Information supplied:
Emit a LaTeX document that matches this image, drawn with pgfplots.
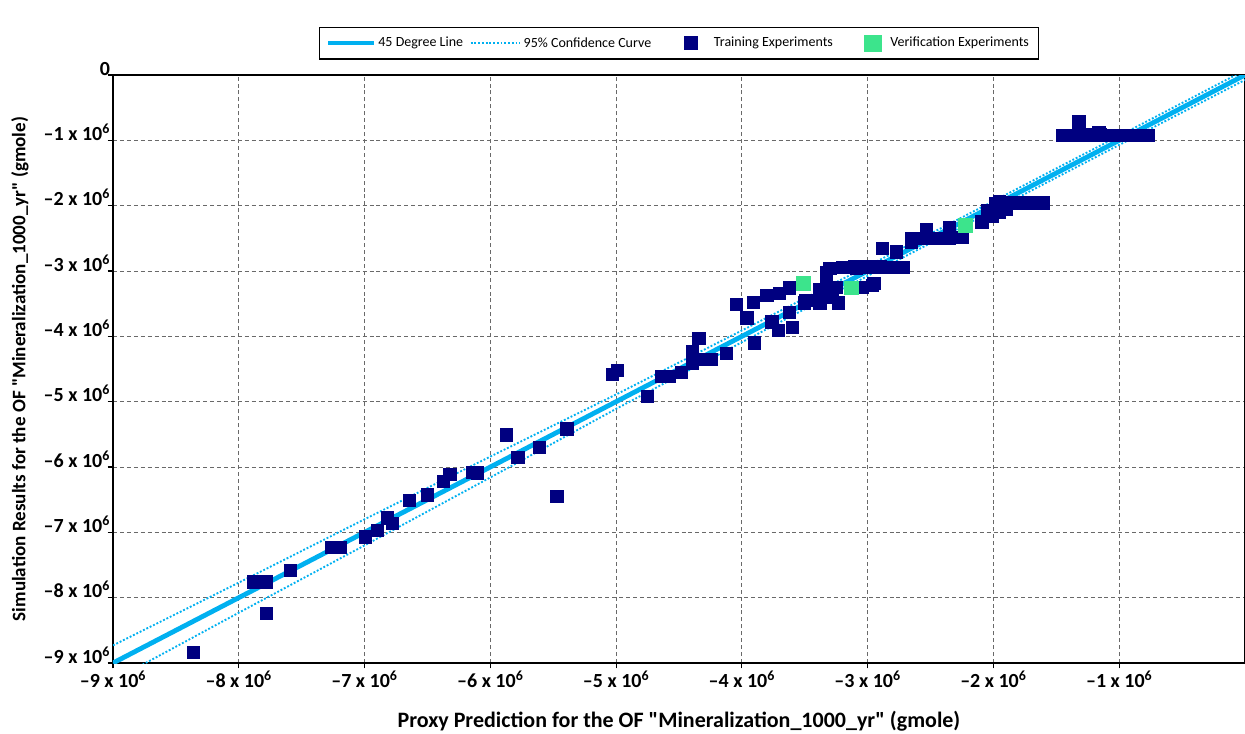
\documentclass[border=0pt]{standalone}
\usepackage{fontspec}
\setmainfont{Carlito}
\newfontfamily\qf{Carlito}
\usepackage{pgfplots}
\pgfplotsset{compat=1.18}
\definecolor{cyanline}{RGB}{0,176,240}
\definecolor{navy}{RGB}{0,0,128}
\definecolor{vgreen}{RGB}{60,228,140}
\newcommand{\tl}[1]{\textbf{--#1 x 10\textsuperscript{6}}}
\newcommand{\q}{{\qf"}}
\begin{document}
\begin{tikzpicture}
\begin{axis}[
  at={(0pt,0pt)}, anchor=south west,
  scale only axis, width=849pt, height=441pt,
  xmin=-9, xmax=0, ymin=-9, ymax=0,
  xtick={-9,-8,-7,-6,-5,-4,-3,-2,-1},
  xticklabels={\tl{9},\tl{8},\tl{7},\tl{6},\tl{5},\tl{4},\tl{3},\tl{2},\tl{1}},
  ytick={-9,-8,-7,-6,-5,-4,-3,-2,-1,0},
  yticklabels={\tl{9},\tl{8},\tl{7},\tl{6},\tl{5},\tl{4},\tl{3},\tl{2},\tl{1},\textbf{0}\hspace{10pt}},
  grid=major,
  grid style={color={rgb,255:red,105;green,105;blue,105}, dash pattern=on 3pt off 2.2pt, line width=0.75pt},
  axis line style={black, line width=0.9pt},
  tick align=outside, tick pos=left, major tick length=4pt,
  tick style={black, line width=0.9pt},
  xticklabel style={font=\fontsize{15}{17}\selectfont, anchor=north, inner sep=1pt, yshift=-1pt},
  yticklabel style={font=\fontsize{15}{17}\selectfont, anchor=base east, inner sep=0pt, xshift=2pt},
  xlabel={Proxy Prediction for the OF \q Mineralization\_1000\_yr\q\ (gmole)},
  ylabel={Simulation Results for the OF \q Mineralization\_1000\_yr\q\ (gmole)},
  xlabel style={font=\fontsize{16.5}{18}\selectfont\bfseries, at={(axis description cs:0.5,-0.0986)}, anchor=center},
  ylabel style={font=\fontsize{14.3}{16}\selectfont\bfseries, at={(axis description cs:-0.0822,0.5)}, anchor=center},
  legend columns=4,
  legend style={at={(axis description cs:0.5,1)}, anchor=south, yshift=11.5pt,
    draw=black, line width=0.9pt, font=\fontsize{10.5}{12}\selectfont,
    inner xsep=5pt, inner ysep=5.5pt,
    /tikz/every odd column/.append style={column sep=0pt},
    /tikz/every even column/.append style={column sep=3pt}},
]
\addplot[cyanline, line width=3.6pt, forget plot] coordinates {(-9,-9) (0,0)};
\addlegendimage{legend image code/.code={\draw[cyanline, line width=3pt] (0pt,0pt) -- (34pt,0pt);}}
\addlegendentry{45 Degree Line}
\addplot[cyanline, line width=1.4pt, dash pattern=on 1.4pt off 1.4pt,
  legend image code/.code={\draw[cyanline, line width=1.4pt, dash pattern=on 1.4pt off 1.4pt] (0pt,0pt) -- (37pt,0pt);}]
  coordinates {(-9,-8.73) (-8,-7.77) (-7,-6.80) (-6,-5.84) (-5,-4.89) (-4,-3.91) (-3,-2.925) (-2,-1.93) (-1,-0.93) (0,0.075)};
\addlegendentry{95\% Confidence Curve}
\addplot[cyanline, line width=1.4pt, dash pattern=on 1.4pt off 1.4pt, forget plot]
  coordinates {(-9,-9.27) (-8,-8.23) (-7,-7.20) (-6,-6.16) (-5,-5.11) (-4,-4.09) (-3,-3.075) (-2,-2.07) (-1,-1.07) (0,-0.075)};
\addplot[only marks, mark=square*, mark size=4.6pt, mark options={fill=navy, draw=navy, line width=0pt},
  legend image code/.code={\path[draw=none,fill=none] (0pt,-1pt) rectangle (40pt,1pt); \fill[navy] (20pt,-4.9pt) rectangle (29.8pt,4.9pt);}]
  coordinates {
  (-8.36,-8.84) (-7.88,-7.76) (-7.78,-7.76) (-7.78,-8.24) (-7.59,-7.58)
  (-7.26,-7.23) (-7.19,-7.23) (-6.99,-7.07) (-6.90,-6.97) (-6.82,-6.78)
  (-6.78,-6.86) (-6.64,-6.51) (-6.50,-6.43) (-6.37,-6.22) (-6.32,-6.11)
  (-6.14,-6.08) (-6.10,-6.09) (-5.87,-5.51) (-5.78,-5.85) (-5.61,-5.70)
  (-5.47,-6.45) (-5.39,-5.42) (-5.03,-4.58) (-4.99,-4.52) (-4.75,-4.92)
  (-4.64,-4.62) (-4.58,-4.61) (-4.48,-4.55) (-4.39,-4.41) (-4.39,-4.24)
  (-4.34,-4.03) (-4.30,-4.36) (-4.24,-4.35) (-4.12,-4.26) (-4.04,-3.51)
  (-3.91,-3.48) (-3.96,-3.72) (-3.90,-4.10) (-3.80,-3.37) (-3.76,-3.78)
  (-3.71,-3.91) (-3.70,-3.34) (-3.62,-3.26) (-3.60,-3.86) (-3.62,-3.63)
  (-3.50,-3.49) (-3.49,-3.45) (-3.44,-3.45) (-3.38,-3.49) (-3.38,-3.29)
  (-3.33,-3.09) (-3.28,-3.40) (-3.23,-3.49) (-3.33,-3.03) (-3.34,-3.29)
  (-3.25,-3.25) (-3.04,-3.25) (-2.95,-3.19) (-2.96,-3.22)
  (-3.30,-2.96) (-3.20,-2.95) (-3.10,-2.94) (-3.09,-2.96) (-3.00,-2.94)
  (-2.90,-2.94) (-2.80,-2.95) (-2.72,-2.95)
  (-2.88,-2.65) (-2.77,-2.71) (-2.65,-2.56) (-2.53,-2.37)
  (-2.65,-2.50) (-2.55,-2.50) (-2.45,-2.50) (-2.35,-2.50) (-2.25,-2.49)
  (-2.35,-2.33) (-2.09,-2.25) (-2.01,-2.17) (-2.05,-2.08) (-1.95,-1.94)
  (-1.95,-2.11) (-1.90,-2.05)
  (-1.98,-1.97) (-1.88,-1.96) (-1.78,-1.96) (-1.68,-1.96) (-1.60,-1.96)
  (-1.45,-0.93) (-1.35,-0.93) (-1.25,-0.92) (-1.15,-0.92) (-1.05,-0.93)
  (-0.95,-0.93) (-0.85,-0.93) (-0.77,-0.93) (-1.32,-0.72) (-1.16,-0.88)
  };
\addlegendentry{Training Experiments}
\addplot[only marks, mark=square*, mark size=5.2pt, mark options={fill=vgreen, draw=vgreen, line width=0pt},
  legend image code/.code={\path[draw=none,fill=none] (0pt,-1pt) rectangle (36pt,1pt); \fill[vgreen] (19pt,-6pt) rectangle (31pt,6pt);}]
  coordinates {(-3.51,-3.19) (-3.13,-3.26) (-2.22,-2.30)};
\addlegendentry{Verification Experiments}
\end{axis}
\pgfresetboundingbox
\path[use as bounding box] (-84.75pt,-52.5pt) rectangle (849pt,497.25pt);
\end{tikzpicture}
\end{document}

What to produce: Give all the lines above again, character for character, without pictures.

Worked answer:
Emit a LaTeX document that matches this image, drawn with pgfplots.
\documentclass[border=0pt]{standalone}
\usepackage{fontspec}
\setmainfont{Carlito}
\newfontfamily\qf{Carlito}
\usepackage{pgfplots}
\pgfplotsset{compat=1.18}
\definecolor{cyanline}{RGB}{0,176,240}
\definecolor{navy}{RGB}{0,0,128}
\definecolor{vgreen}{RGB}{60,228,140}
\newcommand{\tl}[1]{\textbf{--#1 x 10\textsuperscript{6}}}
\newcommand{\q}{{\qf"}}
\begin{document}
\begin{tikzpicture}
\begin{axis}[
  at={(0pt,0pt)}, anchor=south west,
  scale only axis, width=849pt, height=441pt,
  xmin=-9, xmax=0, ymin=-9, ymax=0,
  xtick={-9,-8,-7,-6,-5,-4,-3,-2,-1},
  xticklabels={\tl{9},\tl{8},\tl{7},\tl{6},\tl{5},\tl{4},\tl{3},\tl{2},\tl{1}},
  ytick={-9,-8,-7,-6,-5,-4,-3,-2,-1,0},
  yticklabels={\tl{9},\tl{8},\tl{7},\tl{6},\tl{5},\tl{4},\tl{3},\tl{2},\tl{1},\textbf{0}\hspace{10pt}},
  grid=major,
  grid style={color={rgb,255:red,105;green,105;blue,105}, dash pattern=on 3pt off 2.2pt, line width=0.75pt},
  axis line style={black, line width=0.9pt},
  tick align=outside, tick pos=left, major tick length=4pt,
  tick style={black, line width=0.9pt},
  xticklabel style={font=\fontsize{15}{17}\selectfont, anchor=north, inner sep=1pt, yshift=-1pt},
  yticklabel style={font=\fontsize{15}{17}\selectfont, anchor=base east, inner sep=0pt, xshift=2pt},
  xlabel={Proxy Prediction for the OF \q Mineralization\_1000\_yr\q\ (gmole)},
  ylabel={Simulation Results for the OF \q Mineralization\_1000\_yr\q\ (gmole)},
  xlabel style={font=\fontsize{16.5}{18}\selectfont\bfseries, at={(axis description cs:0.5,-0.0986)}, anchor=center},
  ylabel style={font=\fontsize{14.3}{16}\selectfont\bfseries, at={(axis description cs:-0.0822,0.5)}, anchor=center},
  legend columns=4,
  legend style={at={(axis description cs:0.5,1)}, anchor=south, yshift=11.5pt,
    draw=black, line width=0.9pt, font=\fontsize{10.5}{12}\selectfont,
    inner xsep=5pt, inner ysep=5.5pt,
    /tikz/every odd column/.append style={column sep=0pt},
    /tikz/every even column/.append style={column sep=3pt}},
]
\addplot[cyanline, line width=3.6pt, forget plot] coordinates {(-9,-9) (0,0)};
\addlegendimage{legend image code/.code={\draw[cyanline, line width=3pt] (0pt,0pt) -- (34pt,0pt);}}
\addlegendentry{45 Degree Line}
\addplot[cyanline, line width=1.4pt, dash pattern=on 1.4pt off 1.4pt,
  legend image code/.code={\draw[cyanline, line width=1.4pt, dash pattern=on 1.4pt off 1.4pt] (0pt,0pt) -- (37pt,0pt);}]
  coordinates {(-9,-8.73) (-8,-7.77) (-7,-6.80) (-6,-5.84) (-5,-4.89) (-4,-3.91) (-3,-2.925) (-2,-1.93) (-1,-0.93) (0,0.075)};
\addlegendentry{95\% Confidence Curve}
\addplot[cyanline, line width=1.4pt, dash pattern=on 1.4pt off 1.4pt, forget plot]
  coordinates {(-9,-9.27) (-8,-8.23) (-7,-7.20) (-6,-6.16) (-5,-5.11) (-4,-4.09) (-3,-3.075) (-2,-2.07) (-1,-1.07) (0,-0.075)};
\addplot[only marks, mark=square*, mark size=4.6pt, mark options={fill=navy, draw=navy, line width=0pt},
  legend image code/.code={\path[draw=none,fill=none] (0pt,-1pt) rectangle (40pt,1pt); \fill[navy] (20pt,-4.9pt) rectangle (29.8pt,4.9pt);}]
  coordinates {
  (-8.36,-8.84) (-7.88,-7.76) (-7.78,-7.76) (-7.78,-8.24) (-7.59,-7.58)
  (-7.26,-7.23) (-7.19,-7.23) (-6.99,-7.07) (-6.90,-6.97) (-6.82,-6.78)
  (-6.78,-6.86) (-6.64,-6.51) (-6.50,-6.43) (-6.37,-6.22) (-6.32,-6.11)
  (-6.14,-6.08) (-6.10,-6.09) (-5.87,-5.51) (-5.78,-5.85) (-5.61,-5.70)
  (-5.47,-6.45) (-5.39,-5.42) (-5.03,-4.58) (-4.99,-4.52) (-4.75,-4.92)
  (-4.64,-4.62) (-4.58,-4.61) (-4.48,-4.55) (-4.39,-4.41) (-4.39,-4.24)
  (-4.34,-4.03) (-4.30,-4.36) (-4.24,-4.35) (-4.12,-4.26) (-4.04,-3.51)
  (-3.91,-3.48) (-3.96,-3.72) (-3.90,-4.10) (-3.80,-3.37) (-3.76,-3.78)
  (-3.71,-3.91) (-3.70,-3.34) (-3.62,-3.26) (-3.60,-3.86) (-3.62,-3.63)
  (-3.50,-3.49) (-3.49,-3.45) (-3.44,-3.45) (-3.38,-3.49) (-3.38,-3.29)
  (-3.33,-3.09) (-3.28,-3.40) (-3.23,-3.49) (-3.33,-3.03) (-3.34,-3.29)
  (-3.25,-3.25) (-3.04,-3.25) (-2.95,-3.19) (-2.96,-3.22)
  (-3.30,-2.96) (-3.20,-2.95) (-3.10,-2.94) (-3.09,-2.96) (-3.00,-2.94)
  (-2.90,-2.94) (-2.80,-2.95) (-2.72,-2.95)
  (-2.88,-2.65) (-2.77,-2.71) (-2.65,-2.56) (-2.53,-2.37)
  (-2.65,-2.50) (-2.55,-2.50) (-2.45,-2.50) (-2.35,-2.50) (-2.25,-2.49)
  (-2.35,-2.33) (-2.09,-2.25) (-2.01,-2.17) (-2.05,-2.08) (-1.95,-1.94)
  (-1.95,-2.11) (-1.90,-2.05)
  (-1.98,-1.97) (-1.88,-1.96) (-1.78,-1.96) (-1.68,-1.96) (-1.60,-1.96)
  (-1.45,-0.93) (-1.35,-0.93) (-1.25,-0.92) (-1.15,-0.92) (-1.05,-0.93)
  (-0.95,-0.93) (-0.85,-0.93) (-0.77,-0.93) (-1.32,-0.72) (-1.16,-0.88)
  };
\addlegendentry{Training Experiments}
\addplot[only marks, mark=square*, mark size=5.2pt, mark options={fill=vgreen, draw=vgreen, line width=0pt},
  legend image code/.code={\path[draw=none,fill=none] (0pt,-1pt) rectangle (36pt,1pt); \fill[vgreen] (19pt,-6pt) rectangle (31pt,6pt);}]
  coordinates {(-3.51,-3.19) (-3.13,-3.26) (-2.22,-2.30)};
\addlegendentry{Verification Experiments}
\end{axis}
\pgfresetboundingbox
\path[use as bounding box] (-84.75pt,-52.5pt) rectangle (849pt,497.25pt);
\end{tikzpicture}
\end{document}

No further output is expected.